I am tired of the craziness, tired of the foolishness, tired of the games, tired of people not making any kind of coherent sense. I am tired of the predigest and tired of the pettiness, I am tired of people's judgments, tired of people preaching against the very thing they are doing themselves. I am so very, very tired of people who only see the world in black and white.
I am tired of people who think they know more, hear more, feel more, understand more; and who feel they must preach, beat me over the head with their so called knowledge and understanding. And I am really tired of these same people ranting and raving at me; when they can't string to sane words together and make it come out in some sort of coherent language that humans can understand. And I am really, really tired of the puzzled looks I get when I can't understand them and just reply to all this craziness with a blank look and an "Huh? You wanna try that again in a language I can actually understand..."

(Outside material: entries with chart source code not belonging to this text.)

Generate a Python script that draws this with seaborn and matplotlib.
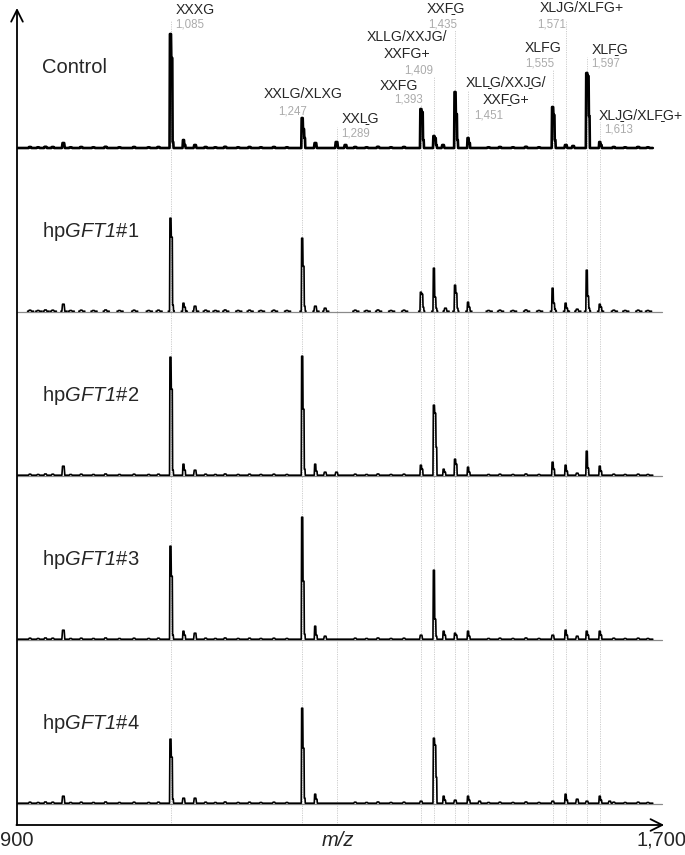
import numpy as np
import pandas as pd
import matplotlib
matplotlib.use("Agg")
import matplotlib.pyplot as plt
import seaborn as sns

# ---- data ----
panel_names = ["Control", "hp$GFT1$#1", "hp$GFT1$#2", "hp$GFT1$#3", "hp$GFT1$#4"]

label_mz = [1085, 1247, 1289, 1393, 1409, 1435, 1451, 1555, 1571, 1597, 1613]
label_num = ["1,085", "1,247", "1,289", "1,393", "1,409", "1,435", "1,451",
             "1,555", "1,571", "1,597", "1,613"]
M = "\u0331"  # bar below previous letter
label_name = ["XXXG", "XXLG/XLXG", "XXL" + M + "G", "XXFG", "XLLG/XXJG/\nXXFG+",
              "XXF" + M + "G", "XLL" + M + "G/XXJ" + M + "G/\nXXF" + M + "G+",
              "XLFG", "XLJG/XLFG+", "XLF" + M + "G", "XLJ" + M + "G/XLF" + M + "G+"]

# peaks: (m/z, height, first isotope, second isotope)
peaks_control = [(953, 5, 0, 0), (1085, 114, 90, 6), (1101, 8, 3, 0), (1115, 3, 0, 0),
                 (1247, 30, 19, 10), (1263, 5, 0, 0), (1289, 6, 0, 0), (1300, 3, 0, 0),
                 (1393, 39, 36, 8), (1409, 12, 10, 3), (1420, 3, 0, 0), (1435, 56, 34, 8),
                 (1451, 10, 5, 0), (1555, 41, 33, 8), (1571, 3, 0, 0), (1580, 2, 0, 0),
                 (1597, 75, 72, 32), (1613, 6, 3, 0)]
peaks_gft1_1 = [(953, 7, 0, 0), (1085, 93, 74, 6), (1101, 8, 4, 0), (1115, 5, 0, 0),
                (1247, 73, 45, 5), (1263, 5, 0, 0), (1275, 3, 0, 0), (1393, 19, 17, 4),
                (1409, 43, 14, 3), (1423, 3, 0, 0), (1435, 26, 18, 3), (1451, 9, 4, 0),
                (1555, 23, 8, 2), (1571, 8, 3, 0), (1585, 2, 0, 0), (1597, 41, 15, 3),
                (1613, 7, 4, 0)]
peaks_gft1_2 = [(953, 9, 0, 0), (1085, 118, 86, 5), (1101, 11, 5, 0), (1115, 5, 0, 0),
                (1247, 119, 66, 6), (1263, 11, 4, 0), (1275, 3, 0, 0), (1289, 3, 0, 0),
                (1393, 10, 6, 0), (1409, 70, 62, 28), (1421, 6, 3, 0), (1435, 16, 11, 0),
                (1451, 8, 3, 0), (1555, 13, 6, 0), (1571, 10, 4, 0), (1585, 2, 0, 0),
                (1597, 24, 7, 0), (1613, 9, 4, 0)]
peaks_gft1_3 = [(953, 9, 0, 0), (1085, 93, 63, 4), (1101, 8, 4, 0), (1115, 6, 0, 0),
                (1247, 122, 58, 5), (1263, 13, 4, 0), (1275, 3, 0, 0), (1393, 4, 0, 0),
                (1409, 69, 20, 3), (1421, 8, 4, 0), (1435, 6, 4, 0), (1451, 8, 3, 0),
                (1555, 4, 0, 0), (1571, 9, 4, 0), (1585, 3, 0, 0), (1597, 8, 4, 0),
                (1613, 8, 4, 0)]
peaks_gft1_4 = [(953, 7, 0, 0), (1085, 64, 46, 4), (1101, 5, 0, 0), (1115, 5, 0, 0),
                (1247, 95, 55, 5), (1263, 9, 4, 0), (1393, 2, 0, 0), (1409, 65, 58, 26),
                (1421, 7, 3, 0), (1435, 3, 0, 0), (1451, 7, 3, 0), (1465, 2, 0, 0),
                (1555, 2, 0, 0), (1571, 9, 3, 0), (1585, 4, 0, 0), (1597, 2, 0, 0),
                (1613, 7, 3, 0), (1625, 2, 0, 0)]
noise_mz = [912, 922, 931, 940, 962, 975, 990, 1005, 1022, 1040, 1058, 1070, 1128, 1140,
            1152, 1168, 1182, 1196, 1212, 1228, 1312, 1326, 1340, 1356, 1372, 1476, 1490,
            1506, 1522, 1538, 1630, 1644, 1660, 1672]
noise_h = [1, 0.7, 1.2, 1, 0.7, 1, 0.7, 1.2, 0.7, 1, 0.7, 1, 1, 0.7, 1.2, 0.7, 1, 0.7,
           1, 0.7, 1, 0.7, 1.2, 0.7, 1, 0.7, 1, 0.7, 1.2, 0.7, 1, 0.7, 1, 0.7]

panel_peaks = [peaks_control, peaks_gft1_1, peaks_gft1_2, peaks_gft1_3, peaks_gft1_4]
sparse = [False, True, False, False, False]


def peak_shape(m, h, i1, i2):
    if i1 == 0:
        return [(m - 1.8, 0), (m - 1.0, h), (m + 1.0, h), (m + 1.8, 0)]
    return [(m - 1.4, 0), (m - 0.9, h), (m + 0.4, h), (m + 0.8, i1), (m + 2.0, i1),
            (m + 2.4, i2), (m + 3.2, i2), (m + 3.6, 0)]


def build_trace(peaks, sparse_trace):
    allp = sorted(peaks + [(m, h, 0, 0) for m, h in zip(noise_mz, noise_h)])
    rows = []
    if sparse_trace:
        for k, p in enumerate(allp):
            pts = [(p[0] - 3, 0)] + peak_shape(*p) + [(p[0] + 4.5, 0)]
            rows += [(x, y, k) for x, y in pts]
    else:
        pts = [(897, 0)]
        for p in allp:
            pts += peak_shape(*p)
        pts.append((1678, 0))
        rows = [(x, y, 0) for x, y in pts]
    return pd.DataFrame(rows, columns=["mz", "y", "seg"])


# ---- figure ----
sns.set_theme(style="white")
plt.rcParams["font.family"] = ["Liberation Sans", "DejaVu Sans"]
plt.rcParams["mathtext.fontset"] = "custom"
plt.rcParams["mathtext.rm"] = "Liberation Sans:italic"
plt.rcParams["mathtext.it"] = "Liberation Sans:italic"

W, H = 685, 855
fig = plt.figure(figsize=(W / 100, H / 100), dpi=100)
ax = fig.add_axes([17 / W, 30 / H, 653.7 / W, 817 / H])
ax.set_xlim(896, 1700)
ax.set_ylim(0, 817)
ax.axis("off")

offsets = [677, 513, 349, 185, 21]

# dotted guide lines
line_tops = [20, 117, 127, 104, 77, 30, 90, 70, 20, 57, 122]
for mz, top in zip(label_mz, line_tops):
    ax.plot([mz, mz], [0, 825 - top], color="#cdcdcd", lw=0.7,
            ls=(0, (1.2, 1.2)), zorder=1)

for i, (peaks, off) in enumerate(zip(panel_peaks, offsets)):
    if i > 0:
        sns.lineplot(x=[896, 1689], y=[off, off], color="#8a8a8a", lw=0.9, ax=ax,
                     zorder=2)
    df = build_trace(peaks, sparse[i])
    df["y"] = df["y"] + off + (0 if i == 0 else 0.8)
    sns.lineplot(data=df, x="mz", y="y", units="seg", estimator=None, sort=False,
                 color="black", lw=1.9 if i == 0 else 1.2, ax=ax, zorder=3)
    ax.text(926.5, off + 81, panel_names[i], fontsize=14.5, ha="left", va="center")

# axes arrows
arrow = dict(arrowstyle="->,head_length=0.7,head_width=0.35", color="black", lw=1.3,
             shrinkA=0, shrinkB=0)
ax.annotate("", xy=(896, 817), xytext=(896, 0), arrowprops=arrow, annotation_clip=False)
ax.annotate("", xy=(1692, 0), xytext=(895.3, 0), arrowprops=arrow, annotation_clip=False)

fig.text(17 / W, 1 - 840 / H, "900", fontsize=14.5, ha="center", va="center")
fig.text(661 / W, 1 - 840 / H, "1,700", fontsize=14.5, ha="center", va="center")
fig.text(338 / W, 1 - 840 / H, "m/z", fontsize=14.5, ha="center", va="center",
         style="italic")

# peak annotations (pixel centres)
name_pos = [(195.5, 10), (303, 94.3), (360.3, 118.3), (398.5, 86), (407, 45.5),
            (446, 8.3), (506, 90.5), (543, 48.3), (581.5, 8.3), (610, 49.3),
            (640.5, 115)]
num_pos = [(189.5, 24.3), (292.5, 111), (355.3, 133.3), (409, 99.3), (419, 70.7),
           (443, 24.3), (489, 116), (539.7, 64), (551.5, 24.3), (606, 64), (619, 130)]
for name, num, (nx, ny), (mx, my) in zip(label_name, label_num, name_pos, num_pos):
    fig.text(nx / W, 1 - ny / H, name, fontsize=10.2, ha="center", va="center",
             linespacing=1.25)
    fig.text(mx / W, 1 - my / H, num, fontsize=8.3, ha="center", va="center",
             color="#ababab")

fig.savefig("out.png", dpi=100)
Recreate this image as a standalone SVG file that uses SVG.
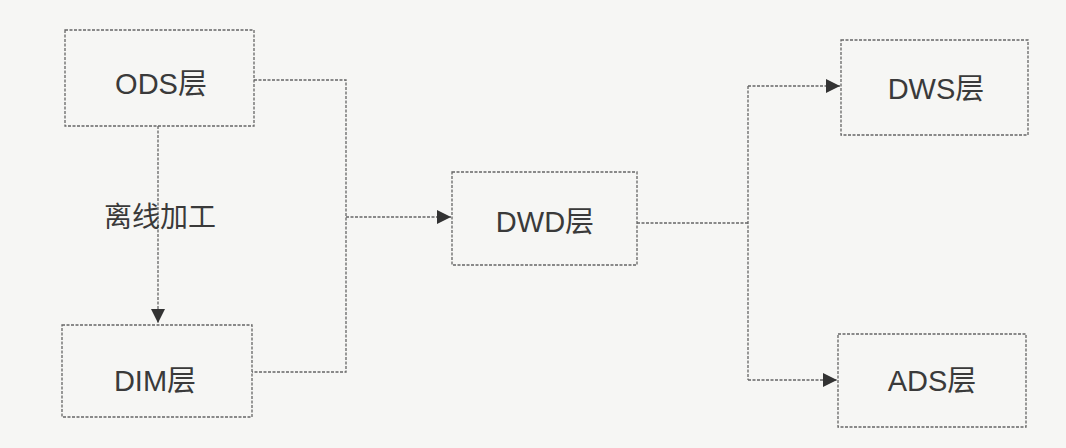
<svg xmlns="http://www.w3.org/2000/svg" width="1066" height="448" viewBox="0 0 1066 448">
<defs>
<style>
.box{fill:none;stroke:#666;stroke-width:1.3;stroke-dasharray:3 1.5}
.ln{fill:none;stroke:#666;stroke-width:1.3;stroke-dasharray:3 1.5}
.t{font-family:"Liberation Sans","Noto Sans CJK SC",sans-serif;font-size:29px;fill:#3a3a3a;text-anchor:middle;dominant-baseline:central}
</style>
<marker id="ah" viewBox="0 0 10 10" refX="10" refY="5" markerWidth="14" markerHeight="14" markerUnits="userSpaceOnUse" orient="auto">
<path d="M0,0 L10,5 L0,10 z" fill="#333"/>
</marker>
</defs>
<rect width="1066" height="448" fill="#f6f6f4"/>
<g id="connectors">
<path class="ln" d="M254,80 H346 V372 H252"/>
<path class="ln" d="M346,217 H451" marker-end="url(#ah)"/>
<path class="ln" d="M158,126 V323" marker-end="url(#ah)"/>
<path class="ln" d="M637,223 H748"/>
<path class="ln" d="M748,86 V380"/>
<path class="ln" d="M748,86 H840" marker-end="url(#ah)"/>
<path class="ln" d="M748,380 H837" marker-end="url(#ah)"/>
</g>
<g id="label-offline">
<text class="t" x="160" y="217" style="font-size:28px">离线加工</text>
</g>
<g id="ods"><rect class="box" x="65" y="30" width="189" height="96"/><text class="t" x="161" y="84">ODS层</text></g>
<g id="dim"><rect class="box" x="62" y="325" width="190" height="92"/><text class="t" x="155" y="381">DIM层</text></g>
<g id="dwd"><rect class="box" x="452" y="172" width="185" height="93"/><text class="t" x="545" y="222">DWD层</text></g>
<g id="dws"><rect class="box" x="841" y="40" width="187" height="95"/><text class="t" x="936" y="89">DWS层</text></g>
<g id="ads"><rect class="box" x="838" y="334" width="188" height="93"/><text class="t" x="932" y="381">ADS层</text></g>
</svg>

I am so tired of winning, and tired of crying, and so very, very tired of people who complain it isn't fair; and who are stuck in the should of, could of things of life. I deal with what's real, not with what I would like it to be, I just don't have the time and energy to waste on people who want to sit and cry into their beer about how unfair life is. I never expected life to be fair and am sick to death of hearing people bitch about it. And what gets me the most, is these same people who wine and cry about the unfairness of life, are the last bloody people to get off their asses and do something about changing things. They want the world handed to them on a silver platter and it annoys the crap out of me.
I am tired of people wanting things from me but not telling me what they want, and then getting irritated with me because I haven't given them what they wanted, when most of the time I didn't even know they wanted something. I am tired of people talking at me, but not really wanting to hear me talk back. And I am really, really weary with trying to talk to people and having no one really hear a single word I have said; and then all of them wondering why I stopped talking altogether.
People make me tired, down to my soul, bone weary tired.Becoming a hermit looks better and better every day.